At minimum, a first-year build team for a one-to-three-county service area should include: a network development director with MA contracting experience, at least one network contracting specialist per county in the initial service area, a credentialing manager with NCQA-compliant credentialing program experience, and a credentialing coordinator to manage the volume of provider applications through the credentialing process. In addition, the team needs access to legal counsel for contract review, financial actuarial support for rate modeling, and CMS regulatory expertise for the adequacy submission and approval process.

Outsourcing credentialing to a delegated credentialing organization (DCO) is an option that can accelerate the first-year build by avoiding the need to stand up a full in-house credentialing program from scratch. Under a DCO arrangement, the DCO's NCQA-accredited credentialing program serves as the plan's credentialing infrastructure, with the plan providing oversight in accordance with delegation requirements. This approach is particularly effective for plans that do not expect to have sufficient long-term provider volume to justify a fully independent credentialing program. The tradeoff is loss of direct operational control and a per-provider credentialing fee that the plan must account for in its operating cost model.

Realistic Timeline for a First-Year MA Market Entry Network

CMS requires that a plan's network be in place and documented before the plan can be approved for enrollment. The network adequacy submission is reviewed as part of the annual bid process, which has a fixed submission deadline (typically early June for the subsequent benefit year). Working backward from that submission deadline, a first-year plan needs to begin network build activities at least 12 to 18 months before the benefit year start date — meaning 18 to 24 months before the benefit year if the plan is starting from a concept stage.

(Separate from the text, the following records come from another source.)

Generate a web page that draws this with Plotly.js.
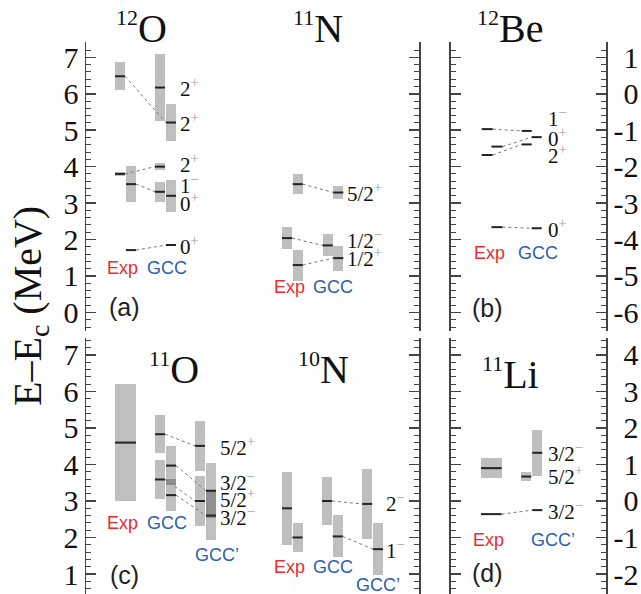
<!DOCTYPE html>
<html><head><meta charset="utf-8">
<script src="https://cdn.plot.ly/plotly-3.0.1.min.js"></script>
<style>html,body{margin:0;padding:0;background:#fff}#chart{width:641px;height:594px}</style>
</head><body><div id="chart"></div>
<script>
// ================= DATA (E - Ec in MeV; G = resonance width Γ drawn as box) =================
// (a) 12O
const O12_exp_E = [6.48, 3.80, 3.52, 1.71];
const O12_exp_G = [0.76, 0.12, 0.98, 0];
const O12_gcc_E = [6.17, 5.21, 4.00, 3.31, 3.20, 1.85];
const O12_gcc_G = [1.85, 1.01, 0.19, 0.55, 0.87, 0];
const O12_gcc_Jpi = ['2+', '2+', '2+', '1-', '0+', '0+'];
// (a) 11N
const N11_exp_E = [3.52, 2.04, 1.30];
const N11_exp_G = [0.56, 0.60, 0.85];
const N11_gcc_E = [3.29, 1.84, 1.49];
const N11_gcc_G = [0.36, 0.61, 0.69];
const N11_gcc_Jpi = ['5/2+', '1/2-', '1/2+'];
// (b) 12Be
const Be12_exp_E = [-0.97, -1.45, -1.68, -3.66];
const Be12_exp_G = [0, 0, 0, 0];
const Be12_gcc_E = [-1.02, -1.19, -1.39, -3.69];
const Be12_gcc_G = [0, 0, 0, 0];
const Be12_gcc_Jpi = ['1-', '0+', '2+', '0+'];
// (c) 11O
const O11_exp_E = [4.60];
const O11_exp_G = [3.20];
const O11_gcc_E = [4.83, 3.59, 3.97, 3.16];
const O11_gcc_G = [1.04, 1.09, 1.08, 0.86];
const O11_gccp_E = [4.51, 3.00, 3.28, 2.60];
const O11_gccp_G = [1.39, 1.37, 1.50, 1.35];
const O11_gccp_Jpi = ['5/2+', '5/2+', '3/2-', '3/2-'];
// (c) 10N
const N10_exp_E = [2.80, 2.00];
const N10_exp_G = [2.01, 0.82];
const N10_gcc_E = [3.00, 2.03];
const N10_gcc_G = [1.33, 1.15];
const N10_gccp_E = [2.92, 1.68];
const N10_gccp_G = [1.94, 1.42];
const N10_gccp_Jpi = ['2-', '1-'];
// (d) 11Li
const Li11_exp_E = [0.90, -0.36];
const Li11_exp_G = [0.53, 0];
const Li11_gccp_E = [0.67, 1.32, -0.25];
const Li11_gccp_G = [0.27, 1.26, 0];
const Li11_gccp_Jpi = ['5/2+', '3/2-', '3/2-'];

// tick labels
const ticksA = [0, 1, 2, 3, 4, 5, 6, 7];
const ticksB = [-6, -5, -4, -3, -2, -1, 0, 1];
const ticksC = [1, 2, 3, 4, 5, 6, 7];
const ticksD = [-2, -1, 0, 1, 2, 3, 4];

// ================= LAYOUT HELPERS (positions / styles) =================
const SERIF = 'Liberation Serif, Times New Roman, serif';
const SANS = 'Liberation Sans, Arial, sans-serif';
const RED = '#ee2a2e', BLUE = '#2a5fae';
const BOX = 'rgba(0,0,0,0.25)';

// column sub-slot centres (x in panel pixel units) and which slot each level uses
// title position: tx along x axis, tyPaper (top row) or ty in axis units (bottom row)
const nuclei = [
  { xa:'x', ya:'y', title:'<sup>12</sup>O', tx:141, tyPaper:1.0245,
    series:[
      {E:O12_exp_E, G:O12_exp_G, cols:[120,131], slot:[0,0,1,1], w:10},
      {E:O12_gcc_E, G:O12_gcc_G, cols:[160,171], slot:[0,1,0,0,1,1], w:10}],
    links:[[0,0,1,1],[0,1,1,2],[0,2,1,3],[0,3,1,5]],
    labels:{s:1, J:O12_gcc_Jpi, x:178, y:[6.16,5.20,4.10,3.52,3.03,1.85]},
    names:[['Exp',122,1.22,RED],['GCC',166.5,1.22,BLUE]] },
  { xa:'x', ya:'y', title:'<sup>11</sup>N', tx:318, tyPaper:1.0245,
    series:[
      {E:N11_exp_E, G:N11_exp_G, cols:[287,297.7], slot:[1,0,1], w:10},
      {E:N11_gcc_E, G:N11_gcc_G, cols:[327.7,338.3], slot:[1,0,1], w:10}],
    links:[[0,0,1,0],[0,1,1,1],[0,2,1,2]],
    labels:{s:1, J:N11_gcc_Jpi, x:345, y:[3.28,1.99,1.50]},
    names:[['Exp',289.5,0.70,RED],['GCC',333,0.70,BLUE]] },
  { xa:'x2', ya:'y2', title:'<sup>12</sup>Be', tx:510, tyPaper:1.0245,
    series:[
      {E:Be12_exp_E, G:Be12_exp_G, cols:[487.2,497], slot:[0,1,0,1], w:11},
      {E:Be12_gcc_E, G:Be12_gcc_G, cols:[526.7,536.7], slot:[0,1,0,1], w:10}],
    links:[[0,0,1,0],[0,1,1,1],[0,2,1,2],[0,3,1,3]],
    labels:{s:1, J:Be12_gcc_Jpi, x:546, y:[-0.66,-1.21,-1.68,-3.71]},
    names:[['Exp',489.5,-4.37,RED],['GCC',538.5,-4.37,BLUE]] },
  { xa:'x3', ya:'y3', title:'<sup>11</sup>O', tx:174, ty:6.62,
    series:[
      {E:O11_exp_E, G:O11_exp_G, cols:[125.5], slot:[0], w:21},
      {E:O11_gcc_E, G:O11_gcc_G, cols:[160,171], slot:[0,0,1,1], w:10},
      {E:O11_gccp_E, G:O11_gccp_G, cols:[200,211], slot:[0,0,1,1], w:10}],
    links:[[1,0,2,0],[1,1,2,1],[1,2,2,2],[1,3,2,3]],
    labels:{s:2, J:O11_gccp_Jpi, x:218, y:[4.49,3.08,3.53,2.57]},
    names:[['Exp',122.5,2.40,RED],['GCC',167,2.40,BLUE],['GCC\u2019',217,1.52,BLUE]] },
  { xa:'x3', ya:'y3', title:'<sup>10</sup>N', tx:323, ty:6.62,
    series:[
      {E:N10_exp_E, G:N10_exp_G, cols:[287,297.5], slot:[0,1], w:10},
      {E:N10_gcc_E, G:N10_gcc_G, cols:[327,337.7], slot:[0,1], w:10},
      {E:N10_gccp_E, G:N10_gccp_G, cols:[367.2,378], slot:[0,1], w:10}],
    links:[[1,0,2,0],[1,1,2,1]],
    labels:{s:2, J:N10_gccp_Jpi, x:384, y:[2.95,1.68]},
    names:[['Exp',289,1.20,RED],['GCC',333,1.20,BLUE],['GCC\u2019',377.5,0.70,BLUE]] },
  { xa:'x4', ya:'y4', title:'<sup>11</sup>Li', tx:511, ty:3.48,
    series:[
      {E:Li11_exp_E, G:Li11_exp_G, cols:[491.3], slot:[0,0], w:20.7},
      {E:Li11_gccp_E, G:Li11_gccp_G, cols:[526.3,537.3], slot:[0,1,1], w:10}],
    links:[[0,1,1,2]],
    labels:{s:1, J:Li11_gccp_Jpi, x:546, y:[0.71,1.32,-0.25]},
    names:[['Exp',489,-1.07,RED],['GCC\u2019',553.5,-1.07,BLUE]] }
];

const boxTraces = [], linkTraces = [], lineTraces = [];
const annotations = [];

function jpi(s) {
  const sign = s.slice(-1) === '+' ? '+' : '\u2212';
  return s.slice(0, -1) + '<sup><span style="color:#a0a0a0">' + sign + '</span></sup>';
}

nuclei.forEach(n => {
  const bx = [], bb = [], by = [], bw = [], lx = [], ly = [];
  const xsOf = s => s.slot.map(k => s.cols[k]);
  n.series.forEach(s => {
    const xs = xsOf(s);
    s.E.forEach((e, i) => {
      const g = s.G[i];
      if (g > 0) { bx.push(xs[i]); bb.push(e - g / 2); by.push(g); bw.push(s.w); }
      lx.push(xs[i] - s.w / 2, xs[i] + s.w / 2, null); ly.push(e, e, null);
    });
  });
  boxTraces.push({type:'bar', x:bx, y:by, base:bb, width:bw, xaxis:n.xa, yaxis:n.ya,
    marker:{color:BOX, line:{width:0}}, hoverinfo:'skip', showlegend:false});
  const dx = [], dy = [];
  n.links.forEach(([a, i, b, j]) => {
    const sa = n.series[a], sb = n.series[b];
    dx.push(xsOf(sa)[i] + sa.w / 2, xsOf(sb)[j] - sb.w / 2, null);
    dy.push(sa.E[i], sb.E[j], null);
  });
  linkTraces.push({type:'scatter', mode:'lines', x:dx, y:dy, xaxis:n.xa, yaxis:n.ya,
    line:{color:'#777', width:1, dash:'dot'}, hoverinfo:'skip', showlegend:false});
  lineTraces.push({type:'scatter', mode:'lines', x:lx, y:ly, xaxis:n.xa, yaxis:n.ya,
    line:{color:'#222', width:2}, hoverinfo:'skip', showlegend:false});
  // title
  const ttext = n.title.replace('<sup>', '<sup><span style="font-size:22px">').replace('</sup>', '</span></sup>');
  const tAnn = {xref:n.xa, x:n.tx, text:ttext, showarrow:false, xanchor:'center', yanchor:'middle',
    font:{family:SERIF, size:40, color:'#111'}};
  if (n.tyPaper !== undefined) { tAnn.yref = 'paper'; tAnn.y = n.tyPaper; } else { tAnn.yref = n.ya; tAnn.y = n.ty; }
  annotations.push(tAnn);
  // J^pi labels
  n.labels.J.forEach((j, k) => annotations.push({xref:n.xa, yref:n.ya, x:n.labels.x, y:n.labels.y[k],
    text:jpi(j), showarrow:false, xanchor:'left', yanchor:'middle', font:{family:SERIF, size:21, color:'#111'}}));
  // column names
  n.names.forEach(([t, x, y, c]) => annotations.push({xref:n.xa, yref:n.ya, x:x, y:y, text:t,
    showarrow:false, xanchor:'center', yanchor:'middle', font:{family:SANS, size:18, color:c}}));
});

// panel tags
[['(a)', 'x', 'y', 124, 0.15], ['(b)', 'x2', 'y2', 487.5, -5.88], ['(c)', 'x3', 'y3', 124.5, 0.97], ['(d)', 'x4', 'y4', 487.5, -1.97]]
  .forEach(([t, xa, ya, x, y]) => annotations.push({xref:xa, yref:ya, x:x, y:y, text:t, showarrow:false,
    xanchor:'center', yanchor:'middle', font:{family:SANS, size:25, color:'#222'}}));

// y title
annotations.push({xref:'paper', yref:'paper', x:-0.108, y:0.5215, text:'E\u2013E<sub>c</sub> (MeV)', textangle:-90,
  showarrow:false, xanchor:'center', yanchor:'middle', font:{family:SERIF, size:40, color:'#111'}});

const pad = v => (v >= 0 ? '\u2004' : '') + v;
function yax(extra) {
  return Object.assign({
    showline:true, linecolor:'#444', linewidth:1.5, mirror:'ticks', ticks:'inside', ticklen:10, tickwidth:1.5, tickcolor:'#444',
    showgrid:false, zeroline:false, fixedrange:true, autorange:false,
    minor:{dtick:0.2, tick0:0, ticks:'inside', ticklen:5, tickwidth:1, tickcolor:'#444', showgrid:false},
    tickfont:{family:SERIF, size:30, color:'#111'}
  }, extra);
}
const xax = (dom, r) => ({domain:dom, range:r, visible:false, fixedrange:true, autorange:false});

const domTop = [0.4764, 1], domBot = [0, 0.4638];
const layout = {
  width:641, height:594, margin:{l:86, r:35, t:42, b:0}, paper_bgcolor:'#fff', plot_bgcolor:'rgba(0,0,0,0)',
  showlegend:false, barmode:'overlay', bargap:0,
  xaxis: xax([0, 0.6404], [86, 419]),
  xaxis2: xax([0.7019, 1], [451, 606]),
  xaxis3: xax([0, 0.6404], [86, 419]),
  xaxis4: xax([0.7019, 1], [451, 606]),
  yaxis: yax({domain:domTop, range:[-0.51, 7.42], anchor:'x', tickmode:'array', tickvals:ticksA, ticktext:ticksA.map(String)}),
  yaxis2: yax({domain:domTop, range:[-6.51, 1.42], anchor:'x2', side:'right', tickmode:'array', tickvals:ticksB, ticktext:ticksB.map(pad)}),
  yaxis3: yax({domain:domBot, range:[0.452, 7.466], anchor:'x3', tickmode:'array', tickvals:ticksC, ticktext:ticksC.map(String)}),
  yaxis4: yax({domain:domBot, range:[-2.548, 4.466], anchor:'x4', side:'right', tickmode:'array', tickvals:ticksD, ticktext:ticksD.map(pad)}),
  annotations: annotations
};

Plotly.newPlot('chart', [...boxTraces, ...linkTraces, ...lineTraces], layout, {staticPlot:true, displayModeBar:false});
</script></body></html>
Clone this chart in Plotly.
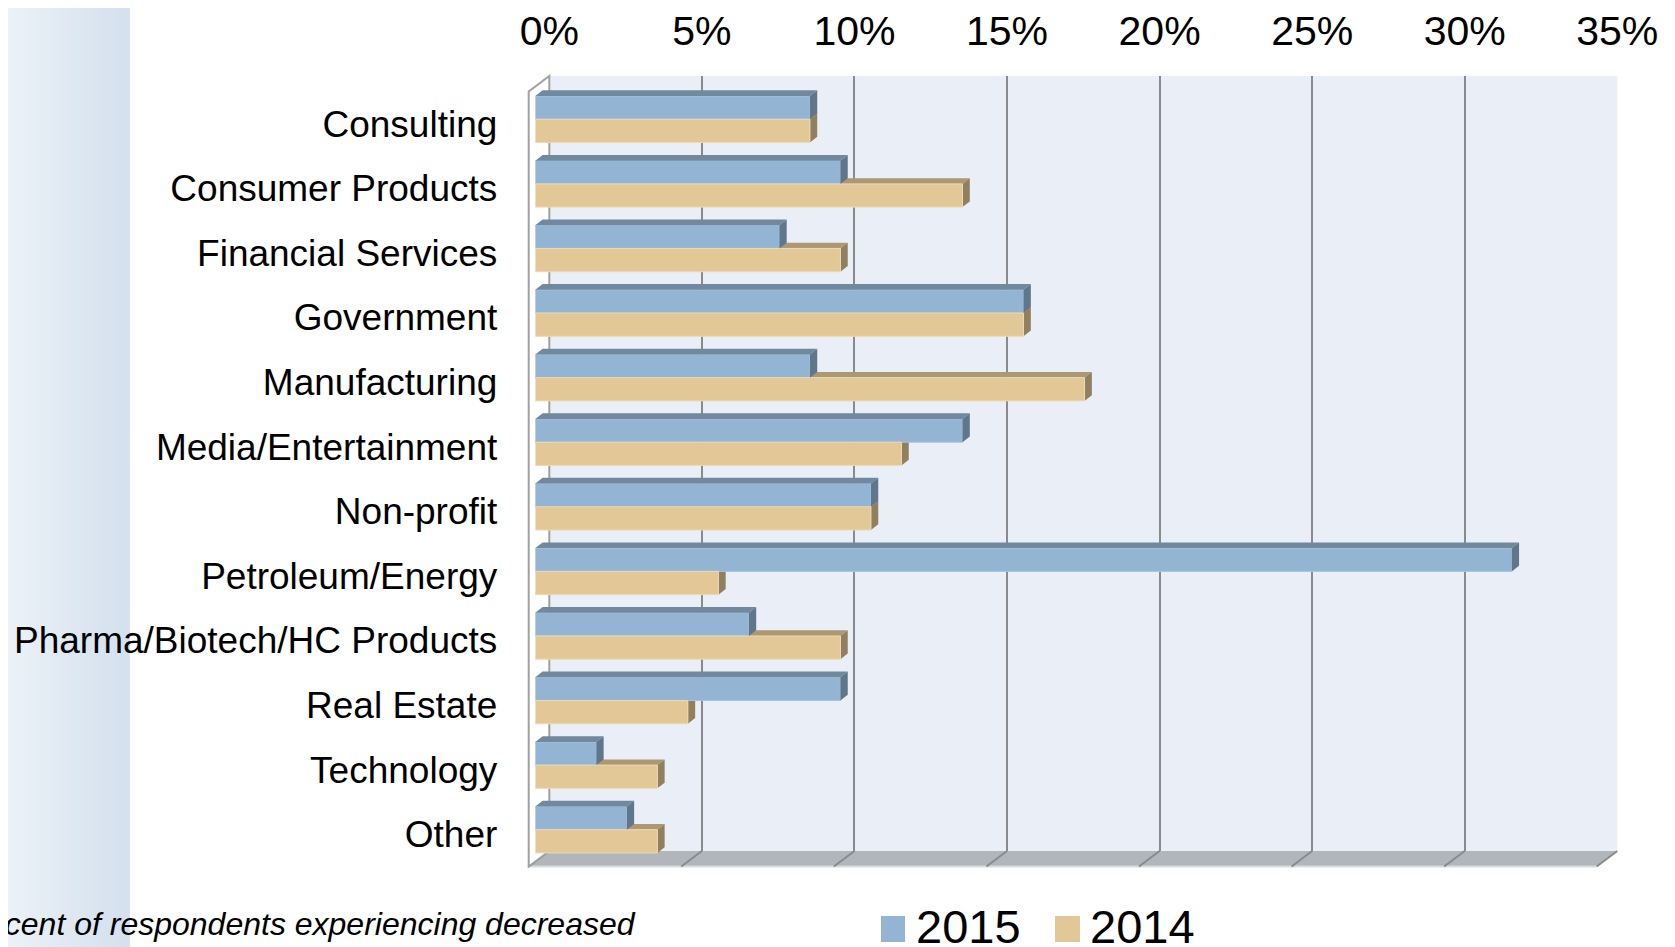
import plotly.graph_objects as go

# ---------------- data ----------------
categories = ["Consulting", "Consumer Products", "Financial Services", "Government",
              "Manufacturing", "Media/Entertainment", "Non-profit", "Petroleum/Energy",
              "Pharma/Biotech/HC Products", "Real Estate", "Technology", "Other"]
v2015 = [9, 10, 8, 16, 9, 14, 11, 32, 7, 10, 2, 3]
v2014 = [9, 14, 10, 16, 18, 12, 11, 6, 10, 5, 4, 4]
series_names = ["2015", "2014"]
tick_values = [0, 5, 10, 15, 20, 25, 30, 35]
tick_text = ["0%", "5%", "10%", "15%", "20%", "25%", "30%", "35%"]
footnote = "Percent of respondents experiencing decreased"

# ---------------- geometry / style (page pixels) ----------------
PAGE_MARGIN = 8              # default body margin of the html page
W, H = 1675 - PAGE_MARGIN, 947 - PAGE_MARGIN
BACK_X0, BACK_X1 = 549.3, 1617.3
BACK_Y0, BACK_Y1 = 76.0, 851.0
BAR_OFF = (-14.0, 11.0)
FRONT_OFF = (-20.6, 15.5)
DEPTH_PX = (7.3, 5.7)
XMAX = 35
N = len(categories)
BARGAP = 0.28

FONT = "Liberation Sans, Arial, sans-serif"
BLUE = dict(front="#93B5D3", top="#70899F", side="#5F768B", edge="#A9C4DC")
TAN = dict(front="#E3C897", top="#AE9773", side="#918060", edge="#EDD9B4")
colors = [BLUE, TAN]


def px(x):
    return (x - PAGE_MARGIN) / W


def py(y):
    return 1 - (y - PAGE_MARGIN) / H


def xdom(off):
    return [px(BACK_X0 + off), px(BACK_X1 + off)]


def ydom(off):
    return [py(BACK_Y1 + off), py(BACK_Y0 + off)]


px_per_x = (BACK_X1 - BACK_X0) / XMAX
px_per_cat = (BACK_Y1 - BACK_Y0) / N
DX = DEPTH_PX[0] / px_per_x
DY = DEPTH_PX[1] / px_per_cat
BW = (1 - BARGAP) / 2

fig = go.Figure()

# invisible carriers so that the back-wall axis and the front label axis are rendered
fig.add_trace(go.Bar(x=v2015, y=list(range(N)), orientation="h", opacity=0,
                     xaxis="x", yaxis="y", showlegend=False, hoverinfo="skip"))
fig.add_trace(go.Bar(x=v2014, y=list(range(N)), orientation="h", opacity=0,
                     xaxis="x4", yaxis="y4", showlegend=False, hoverinfo="skip"))


def faces(values, k):
    top_x, top_y, side_x, side_y = [], [], [], []
    for i, v in enumerate(values):
        yt = i - BW + k * BW
        yb = yt + BW
        top_x += [0, v, v + DX, DX, 0, None]
        top_y += [yt, yt, yt - DY, yt - DY, yt, None]
        side_x += [v, v + DX, v + DX, v, v, None]
        side_y += [yt, yt - DY, yb - DY, yb, yt, None]
    return top_x, top_y, side_x, side_y


series = [v2015, v2014]

# tan (2014) depth faces: drawn first, underneath the bar plane
tx, ty, sx, sy = faces(v2014, 1)
fig.add_trace(go.Scatter(x=tx, y=ty, fill="toself", fillcolor=TAN["top"], mode="lines",
                         line=dict(width=0), xaxis="x2", yaxis="y2", showlegend=False,
                         hoverinfo="skip"))
fig.add_trace(go.Scatter(x=sx, y=sy, fill="toself", fillcolor=TAN["side"], mode="lines",
                         line=dict(width=0), xaxis="x2", yaxis="y2", showlegend=False,
                         hoverinfo="skip"))

# front faces (bars)
for name, vals, c in zip(series_names, series, colors):
    fig.add_trace(go.Bar(x=vals, y=list(range(N)), orientation="h", name=name,
                         marker=dict(color=c["front"], line=dict(color=c["edge"], width=1)),
                         xaxis="x3", yaxis="y3", showlegend=False))

# blue (2015) depth faces
tx, ty, sx, sy = faces(v2015, 0)
fig.add_trace(go.Scatter(x=tx, y=ty, fill="toself", fillcolor=BLUE["top"], mode="lines",
                         line=dict(width=0), xaxis="x3", yaxis="y3", showlegend=False,
                         hoverinfo="skip"))
fig.add_trace(go.Scatter(x=sx, y=sy, fill="toself", fillcolor=BLUE["side"], mode="lines",
                         line=dict(width=0), xaxis="x3", yaxis="y3", showlegend=False,
                         hoverinfo="skip"))

hidden_x = dict(range=[0, XMAX], visible=False, fixedrange=True, automargin=False)
hidden_y = dict(range=[N - 0.5, -0.5], visible=False, fixedrange=True, automargin=False)

shapes = []
# left gradient panel
strips = 26
for s in range(strips):
    t = s / (strips - 1)
    r = int(238 + (212 - 238) * t)
    g = int(243 + (225 - 243) * t)
    b = int(248 + (238 - 248) * t)
    shapes.append(dict(type="rect", xref="paper", yref="paper", layer="below",
                       x0=px(129 * s / strips), x1=px(129 * (s + 1) / strips) + 0.0005,
                       y0=py(960), y1=py(0), fillcolor=f"rgb({r},{g},{b})", line=dict(width=0)))
# back wall
shapes.append(dict(type="rect", xref="paper", yref="paper", layer="below",
                   x0=px(BACK_X0), x1=px(BACK_X1), y0=py(BACK_Y1), y1=py(BACK_Y0),
                   fillcolor="#EAEFF7", line=dict(width=0)))


def path(points):
    return "M " + " L ".join(f"{px(a):.5f},{py(b):.5f}" for a, b in points) + " Z"


fx, fy = FRONT_OFF
# floor
shapes.append(dict(type="path", xref="paper", yref="paper", layer="below",
                   path=path([(BACK_X0, BACK_Y1), (BACK_X1, BACK_Y1),
                              (BACK_X1 + fx, BACK_Y1 + fy), (BACK_X0 + fx, BACK_Y1 + fy)]),
                   fillcolor="#B1B6BA", line=dict(width=0)))
shapes.append(dict(type="line", xref="paper", yref="paper", layer="below",
                   x0=px(BACK_X0 + fx), x1=px(BACK_X1 + fx), y0=py(BACK_Y1 + fy), y1=py(BACK_Y1 + fy),
                   line=dict(color="#D8DBDE", width=2)))
for tv in tick_values:
    xb = BACK_X0 + tv * px_per_x
    shapes.append(dict(type="line", xref="paper", yref="paper", layer="below",
                       x0=px(xb), y0=py(BACK_Y1), x1=px(xb + fx), y1=py(BACK_Y1 + fy),
                       line=dict(color="#8A8A8A", width=2)))
# left wall
shapes.append(dict(type="path", xref="paper", yref="paper", layer="below",
                   path=path([(BACK_X0, BACK_Y0), (BACK_X0, BACK_Y1),
                              (BACK_X0 + fx, BACK_Y1 + fy), (BACK_X0 + fx, BACK_Y0 + fy)]),
                   fillcolor="#FFFFFF", line=dict(color="#A0A0A0", width=2)))

# custom legend
leg_y0, leg_y1 = 916, 942
for (x0, x1), c in zip([(881, 905), (1055, 1080)], colors):
    shapes.append(dict(type="rect", xref="paper", yref="paper", x0=px(x0), x1=px(x1),
                       y0=py(leg_y1), y1=py(leg_y0), fillcolor=c["front"], line=dict(width=0)))

annotations = []
for xt, name in zip([914, 1088], series_names):
    annotations.append(dict(xref="paper", yref="paper", x=px(xt), y=py(926), xanchor="left",
                            yanchor="middle", text=name, showarrow=False,
                            font=dict(family=FONT, size=47, color="black")))
annotations.append(dict(xref="paper", yref="paper", x=px(-47), y=py(924), xanchor="left",
                        yanchor="middle", text=f"<i>{footnote}</i>", showarrow=False,
                        font=dict(family=FONT, size=32, color="black")))

fig.update_layout(
    width=W, height=H, autosize=False,
    margin=dict(l=0, r=0, t=0, b=0, autoexpand=False),
    paper_bgcolor="white", plot_bgcolor="rgba(0,0,0,0)",
    barmode="group", bargap=BARGAP, bargroupgap=0,
    font=dict(family=FONT, color="black"),
    xaxis=dict(domain=xdom(0), range=[0, XMAX], side="top", anchor="y",
               tickmode="array", tickvals=tick_values, ticktext=tick_text,
               tickfont=dict(size=41), automargin=False,
               showgrid=True, gridcolor="#8A8A8A", gridwidth=2, zeroline=False,
               showline=False, ticks="outside", ticklen=14, tickcolor="rgba(0,0,0,0)",
               fixedrange=True),
    yaxis=dict(domain=ydom(0), anchor="x", **hidden_y),
    xaxis2=dict(domain=xdom(BAR_OFF[0]), anchor="y2", **hidden_x),
    yaxis2=dict(domain=ydom(BAR_OFF[1]), anchor="x2", **hidden_y),
    xaxis3=dict(domain=xdom(BAR_OFF[0]), anchor="y3", **hidden_x),
    yaxis3=dict(domain=ydom(BAR_OFF[1]), anchor="x3", **hidden_y),
    xaxis4=dict(domain=xdom(FRONT_OFF[0]), anchor="y4", **hidden_x),
    yaxis4=dict(domain=ydom(FRONT_OFF[1]), anchor="x4", range=[N - 0.5, -0.5],
                tickmode="array", tickvals=list(range(N)), ticktext=categories,
                tickfont=dict(size=37), automargin=False,
                showgrid=False, zeroline=False, showline=False, ticks="outside",
                ticklen=23, tickcolor="rgba(0,0,0,0)", fixedrange=True),
    shapes=shapes, annotations=annotations,
)

fig.write_html("out.html")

A realistic first-year build timeline looks approximately like this: months 1 through 3 are spent on market analysis, service area selection, and health system outreach; months 4 through 6 on anchor provider contracting and credentialing program establishment; months 7 through 12 on specialty contracting and credentialing; months 10 through 14 on adequacy modeling and gap filling; and months 14 through 18 on CMS submission preparation, submission, and response to any CMS feedback on adequacy deficiencies. This timeline assumes no significant delays in health system negotiations and a credentialing program that is operational from month 4.

Delays in the anchor provider contracting phase — which are common, because health system negotiations are complex and often involve issues beyond the network team's control — compress the timeline for everything downstream. Plans that experience significant anchor delays should revisit their service area selection rather than attempting to build the rest of the network without an anchor, because an anchor-less network build is both harder and more expensive than one supported by the anchor provider relationship. Being realistic about timeline compression and its implications for first-year service area scope is a mark of operational maturity that CMS reviewers and health system partners will notice.